Можно сказать, что во второй половине XX века «конституционная идеология» потеряла идеологическую целостность. Идеологический Текст уступил место идеологическом Диалогу, причем диалогу конкурентному. Таким образом, современная национальная идея если и возможна, то как признание возможности сосуществования различных идеологических позиций. Это те дискурсивные рамки, которые не позволяют «чистым» идеологическим дискурсам достигнуть смысловой завершенности; представив «своих» как носителей добра, а «чужих» как носителей зла[55].

Последнее не означает, что механизм идеологического исключения перестал действовать. Стоит той или иной политической идеологии выйти за рамки конституционного дискурсивного консенсуса, как ее принципы объявляются не просто ценностно порочными, но и юридически неприемлемыми – так, фашистская идеология/пропаганда повсеместно запрещена законом. В этом смысле коммунистическая идеология оказалась более успешной.
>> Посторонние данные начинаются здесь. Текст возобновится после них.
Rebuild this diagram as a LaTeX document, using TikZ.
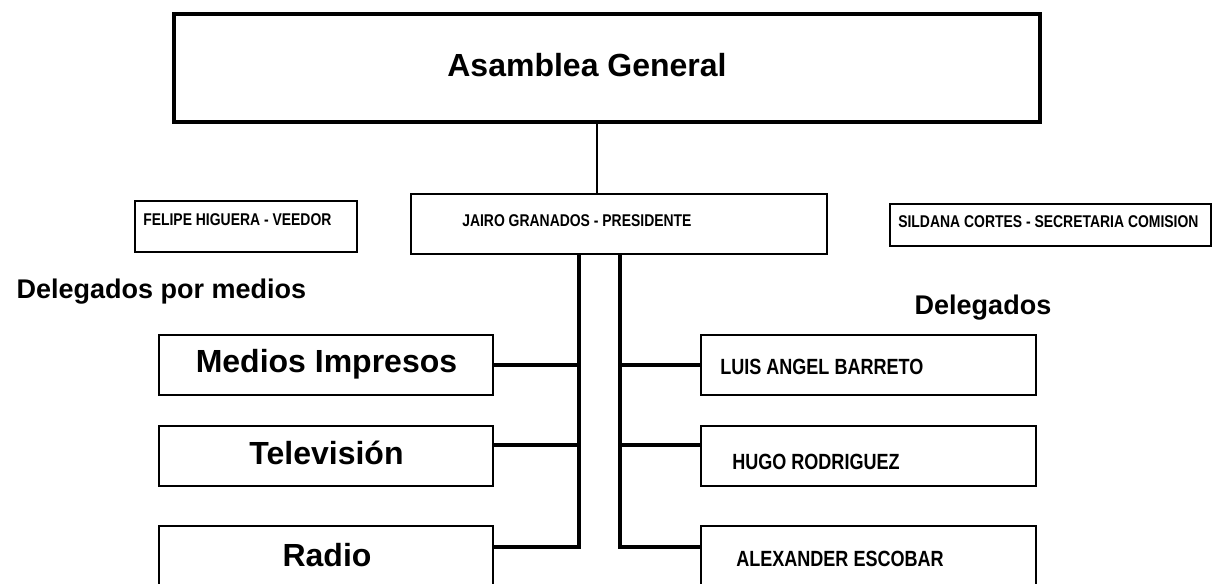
\documentclass[tikz,border=0pt]{standalone}
\usepackage{fontspec}
\setmainfont{Liberation Sans}
\usepackage{tikz}
\usetikzlibrary{calc}

\newcommand{\estrecho}[1]{\scalebox{0.82}[1]{#1}}

\begin{document}
\begin{tikzpicture}[x=0.75pt,y=-0.75pt,
		caja/.style={draw,line width=1.2pt,inner sep=0pt},
		grande/.style={font=\fontsize{24}{28}\selectfont\bfseries},
		titulo/.style={font=\fontsize{20.25}{24}\selectfont\bfseries},
		chico/.style={font=\fontsize{12.75}{15}\selectfont\bfseries,inner sep=0pt},
		medio/.style={font=\fontsize{16.5}{19}\selectfont\bfseries,inner sep=0pt},
		linea/.style={line width=2.5pt}]
	\clip (0,0) rectangle (1213,584);
	\fill[white] (0,0) rectangle (1213,584);
	%
	\node[caja,line width=2.4pt,minimum width=649.5pt,minimum height=81pt] (AG) at (607,68) {};
	\node[grande,anchor=base] (AGt) at (587,77) {Asamblea General};
	%
	\node[caja,minimum width=312pt,minimum height=45pt] (P) at (619,224) {};
	\node[chico,anchor=base west] (Pt) at (462,227) {\estrecho{JAIRO GRANADOS - PRESIDENTE}};
	\node[caja,minimum width=166.5pt,minimum height=38.25pt] (V) at (246,226.5) {};
	\node[chico,anchor=base west] (Vt) at (143,226) {\estrecho{FELIPE HIGUERA - VEEDOR}};
	\node[caja,minimum width=240.75pt,minimum height=31.5pt] (S) at (1050.5,225) {};
	\node[chico,anchor=base west] (St) at (898,227.5) {\estrecho{SILDANA CORTES - SECRETARIA COMISION}};
	%
	\node[titulo,anchor=base west] (DM) at (12,299) {Delegados por medios};
	\node[titulo,anchor=base west] (DD) at (910,315) {Delegados};
	%
	\node[caja,minimum width=250.5pt,minimum height=45pt] (MI) at (326,365) {};
	\node[grande,anchor=base] (MIt) at (326.5,373) {Medios Impresos};
	\node[caja,minimum width=250.5pt,minimum height=45pt] (TV) at (326,456) {};
	\node[grande,anchor=base] (TVt) at (326.5,464.5) {Televisión};
	\node[caja,minimum width=250.5pt,minimum height=60pt] (R) at (326,566) {};
	\node[grande,anchor=base] (Rt) at (327,566.5) {Radio};
	%
	\node[caja,minimum width=251.25pt,minimum height=45pt] (D1) at (868.5,365) {};
	\node[medio,anchor=base west] (D1t) at (720,374) {\estrecho{LUIS ANGEL BARRETO}};
	\node[caja,minimum width=251.25pt,minimum height=45pt] (D2) at (868.5,456) {};
	\node[medio,anchor=base west] (D2t) at (732,469) {\estrecho{HUGO RODRIGUEZ}};
	\node[caja,minimum width=251.25pt,minimum height=60pt] (D3) at (868.5,566) {};
	\node[medio,anchor=base west] (D3t) at (736,566) {\estrecho{ALEXANDER ESCOBAR}};
	%
	\coordinate (tL) at (579,547);
	\coordinate (tR) at (620,547);
	\coordinate (bT) at (579,445);
	%
	\draw[line width=1.6pt] ([xshift=-7.5pt]AG.south) -- ([xshift=-7.5pt]AG.south |- P.north);
	\draw[linea] (tL |- P.south) -- (tL) -- (tL -| R.east);
	\draw[linea] (tR |- P.south) -- (tR) -- (tR -| D3.west);
	\draw[linea] (MI.east) -- (MI.east -| tL);
	\draw[linea] (TV.east |- bT) -- (bT);
	\draw[linea] (tR |- D1.west) -- (D1.west);
	\draw[linea] (tR |- bT) -- (D2.west |- bT);
\end{tikzpicture}
\end{document}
Достаточно вспомнить такое явление, как еврокоммунизм: не отказываясь от коммунистических принципов, европейские коммунисты не ставили непосредственной задачи построения коммунизма к определенному сроку, чем обезопасили себя от юридических санкций, так как не вышли за рамки идеологического дискурса о политике как процессе, а не о способе достижения радикальной цели.

Одной из самых сложных проблем на сегодняшний день для западного идеологического консенсуса-диспута является отношение к религиозному (особенно исламскому) фундаментализму. С одной стороны, механизм идеологического дискурсивного исключения по отношению к фундаментализму работает достаточно жестко, но с другой – носители фундаменталистской идеологии становятся многочисленной стратой западных конституционных демократий. Разворачивать и анализировать идеи мультикультурализма вряд ли стоит в рамках данного раздела; отметим лишь, что сам мультикультурализм сталкивается с серьезными внутренними проблемами, когда речь заходит не просто о сосуществовании культур, но о соизмеримости ценностей (в политическом смысле – идеологий)[56].